Una cuestión estratégica

Con frecuencia, se acusa al gobierno kirchnerista de actuar como si confiara en que la extraordinariamente favorable coyuntura económica internacional que tantos beneficios nos ha supuesto duraría para siempre, motivo por el que no ha aprovechado la oportunidad para impulsar reformas que nos permitirían enfrentar un período menos benigno. ¿Tienen razón quienes piensan así? Sólo hasta cierto punto. A pesar de estar convencido de que merced a la evolución reciente de la economía mundial la situación internacional continuará privilegiándonos, el gobierno no parece tener interés alguno en preparar al país para una etapa acaso prolongada signada por precios muy altos para los bienes que está en condiciones de producir en abundancia. Antes bien, brinda la impresión de estar resuelto a impedir que los cambios que están modificando drásticamente el escenario internacional repercutan en la economía nacional. Lo mismo que un conejo que se queda paralizado en medio de la ruta por los faros de los coches que se le acercan a alta velocidad, sólo quiere que las cosas sigan como están.

Además de costarnos una crisis energética de proporciones, el inmovilismo característico del gobierno actual está en la raíz de la rebelión del campo contra la política económica oficial. No sólo se trata de la reacción lógica ante las retenciones leoninas que tendrá que pagar el puñado de grandes empresas que dominan el complejo sojero, sino también de la frustración que sienten decenas de miles de productores agrarios menores, ganaderos y chacareros por la actitud de un gobierno que, lejos de querer estimular sus actividades, parece decidido a asfixiarlos, abrumándolos con impuestos y prohibiéndoles exportar por razones netamente ideológicas. Para el ex presidente Néstor Kirchner y su esposa, la presidenta Cristina Fernández de Kirchner, los productores rurales son «oligarcas», mientras que voceros oficialistas improvisados como el jefe de la CGT, Hugo Moyano, y el líder piquetero Luis D'Elía -empleando términos que a esta altura suenan penosamente anticuados- no vacilan en calificarlos de la «aristocracia del campo» o el «antipueblo».

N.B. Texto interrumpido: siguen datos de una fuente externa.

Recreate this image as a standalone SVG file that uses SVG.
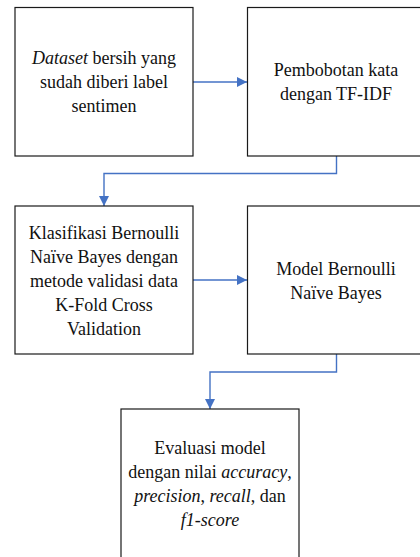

Ideas como las esgrimidas por los Kirchner y por sus aliados están en la raíz de la paradoja sólo aparente de que la Argentina, que por sus ventajas naturales debería ser por lo menos tan rica como Australia y Canadá, sea un país relativamente pobre, uno que para más señas suele considerarse protagonista del fracaso económico más llamativo del siglo XX. A diferencia de las elites políticas australianas y canadienses que nunca se permitieron olvidar que su prosperidad dependía en buena medida de la explotación de sus recursos naturales, una proporción importante de nuestros dirigentes se dejó cautivar por la noción insensata de que sería del interés nacional castigar a los agricultores por los pecados a su juicio cometidos por los latifundistas del pasado, obligándolos a limitarse a subsidiar a las por lo común precarias iniciativas industriales y asegurar que los obreros urbanos pésimamente remunerados contaran con alimentos baratos, además, claro está, de aportar dinero a las arcas de los políticos más poderosos de turno.

Los resultados de la «estrategia» así supuesta están a la vista. Las exportaciones argentinas equivalen a una pequeña fracción de las canadienses y las australianas. Con irresponsabilidad apenas creíble, el gobierno se las ha arreglado para privarnos de mercados extranjeros duramente conquistados para la carne vacuna. Y tal y como están las cosas, conseguirá minimizar los beneficios que nos reporte el hecho de que de ahora en más los precios mundiales de los productos alimentarios serán con toda probabilidad mucho más altos de lo que ha sido el caso a partir de mediados del siglo pasado. Cuando la presidenta se encuentra con dirigentes de otros países suele decirles que la Argentina está en condiciones de alimentar a más de 500 millones de personas, lo que hace pensar que es consciente de que nuestro futuro económico dependerá en buena medida de la evolución del agro pero, presa de los prejuicios de su propio círculo áulico, sigue mostrándose reacia a repensar una estrategia económica que dadas las circunstancias difícilmente podría ser más contraproducente.